Für GAZ kostete es riesige Anstrengungen und Ressourcen, innerhalb kurzer Zeit mit VW das gemeinsame Projekt zu starten, betonte Alexander Podoplelow, der Leiter für die Fertigung von VW- und Skoda-Fahrzeugen des Gorki-Autowerkes. Beginnend ab 2012 wurden im Auftrag des Partners praktisch alljährlich neue Automodelle produziert, wobei jedes Modell komplizierter als das vorangegangene gewesen war. Daneben hatte GAZ an seinen Standorten die Herstellung von Achsen lokalisiert. Und im Jahr 2015 – die von Holmen. Um den hohen Anforderungen des VW-Konzern zu entsprechen, erfolgten eine ständige Ausbildung und Weiterbildung des Personals. „Dabei hatten wir die Fertigungen mit einer maximal möglichen Produktionseffektivität für VW organisiert. Die Rentabilität, die GAZ bei der Herstellung eines jeden Autos erhielt, war erheblich geringer als der Gewinn des Auftraggebers beim Absatz“, betonte Alexander Podoplelow.
„VW hat nicht nur die Fertigung von Fahrzeugen eingestellt, sondern auch alle Arbeiten, die mit dem Start neuer Projekte zusammenhingen, deren Finanzierung und Vorbereitung zur Realisierung viele Unternehmen der Gruppe GAZ aktiv vorgenommen hatten“, teilte er mit. „Dies ist sowohl die Lokalisierung einer LKW-Fertigung als auch die Verwendung von VW-Motoren in aktuellen LKW-Modellen sowie viele andere Vorhaben. Wir haben im Betrieb eine Belegschaft gebildet, die aus der Sicht der Kompetenzen auf dem Gebiet der Herstellung von Personenkraftwagen europäischen Niveaus einmalig ist (für Russland – Anmerkung der Redaktion). Zum Zeitpunkt der Einstellung der Fertigung im März 2022 (als Ergebnis der westlichen Sanktionen aufgrund der russischen Militäroperation in der Ukraine – Anmerkung der Redaktion) sind 3.000 Menschen ohne Arbeit geblieben. Ein Jahr später befinden sich viele von ihnen nach wie vor im Regime einer Warteschleife, wobei sie eine Wiederaufnahme der Produktion erwarten. Wir haben keinen anderen Ausweg, außer unsere Ausgaben zu kompensieren, die Produktion wiederaufzunehmen und die Leute in den Betrieb zurückzuholen. Wir arbeiten in dieser Richtung“.

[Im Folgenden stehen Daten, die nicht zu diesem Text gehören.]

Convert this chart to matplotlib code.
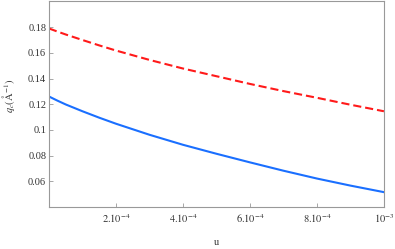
import numpy as np
import matplotlib
matplotlib.use("Agg")
import matplotlib.pyplot as plt

# data
u = [0.0, 0.25e-4, 0.5e-4, 1e-4, 1.5e-4, 2e-4, 3e-4, 4e-4, 5e-4, 6e-4, 7e-4, 8e-4, 9e-4, 1e-3]
qc_red = [0.179, 0.1766, 0.1743, 0.1700, 0.1658, 0.1618, 0.1545, 0.1478, 0.1418, 0.1358, 0.1302, 0.1250, 0.1196, 0.1145]
qc_blue = [0.126, 0.1228, 0.1198, 0.1145, 0.1095, 0.1048, 0.0962, 0.0884, 0.0814, 0.0747, 0.0682, 0.0621, 0.0566, 0.0515]

xticks = [2e-4, 4e-4, 6e-4, 8e-4, 1e-3]
xticklabels = [r"$2.10^{-4}$", r"$4.10^{-4}$", r"$6.10^{-4}$", r"$8.10^{-4}$", r"$10^{-3}$"]
yticks = [0.06, 0.08, 0.10, 0.12, 0.14, 0.16, 0.18]
yticklabels = ["0.06", "0.08", "0.1", "0.12", "0.14", "0.16", "0.18"]

plt.rcParams["font.family"] = ["Liberation Serif", "DejaVu Serif"]
plt.rcParams["mathtext.fontset"] = "stix"

fig = plt.figure(figsize=(3.95, 2.49), dpi=100)
ax = fig.add_axes([0.124, 0.169, 0.848, 0.825])

ax.plot(u, qc_red, color="#ff1a1a", lw=1.5, dashes=(3.9, 1.9))
ax.plot(u, qc_blue, color="#1a6fff", lw=1.5)

ax.set_xlim(0, 1e-3)
ax.set_ylim(0.04, 0.2)
ax.set_xticks(xticks)
ax.set_xticklabels(xticklabels)
ax.set_yticks(yticks)
ax.set_yticklabels(yticklabels)

grey = "#999999"
for s in ax.spines.values():
    s.set_color(grey)
    s.set_linewidth(0.8)
ax.tick_params(direction="in", length=3, width=0.6, color=grey, labelsize=7.5,
               labelcolor="#333333", pad=2)
ax.tick_params(axis="x", pad=4)

ax.set_xlabel("u", fontsize=7.5, color="#333333", labelpad=9)
ax.set_ylabel(r"$q_c(\mathrm{\AA}^{-1})$", fontsize=7.5, color="#333333", labelpad=3)
ax.yaxis.set_label_coords(-0.095, 0.54)

fig.savefig("out.png", dpi=100)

„Bei diesem Projekt habe ich ab dem eigentlichen Produktionsstart gearbeitet, habe gesehen, wie sich alles entwickelte“, berichtete Jelena Morina, Kontrollmeisterin bei der Fertigung von VW- und Skoda-Fahrzeugen des Gorki-Autowerkes. „Hier hatte es sehr viele junge Leute gegeben. Man arbeitete in Familien. Man wurde groß, entwickelte sich. Aber mit einem Schlag ist alles zusammengebrochen. Im März vergangenen Jahres stellte VW die Fertigung seiner Fahrzeuge ein. Es ist für uns sehr schade, dass solche Produktionsstätten stillstehen. Wir wollen in die vertrauten Abteilungen zurückkehren und erneut Personenkraftwerke produzieren“.
„Alles, was gegenwärtig erfolgt, ist ungerecht hinsichtlich der Menschen, hinsichtlich unseres ganzen Teams“, unterstrich Jelena Sagustina, Mitglied des Gewerkschaftskomitees von GAZ. „Sie können sich gar nicht vorstellen, wieviel Arbeit aufgewandt wurde, damit sich der Betrieb entwickelte, damit es eine Perspektive gibt. Heutzutage gibt es keinerlei Perspektive. Ich bin der Auffassung, dass dies gemein ist. Für alles muss man Verantwortung tragen. Wir wollen, Personenkraftwagen produzieren. Wir haben dafür alle Möglichkeiten – Technologien, eine Schule von Konstrukteuren, den Wunsch. Und wir werden dies tun“.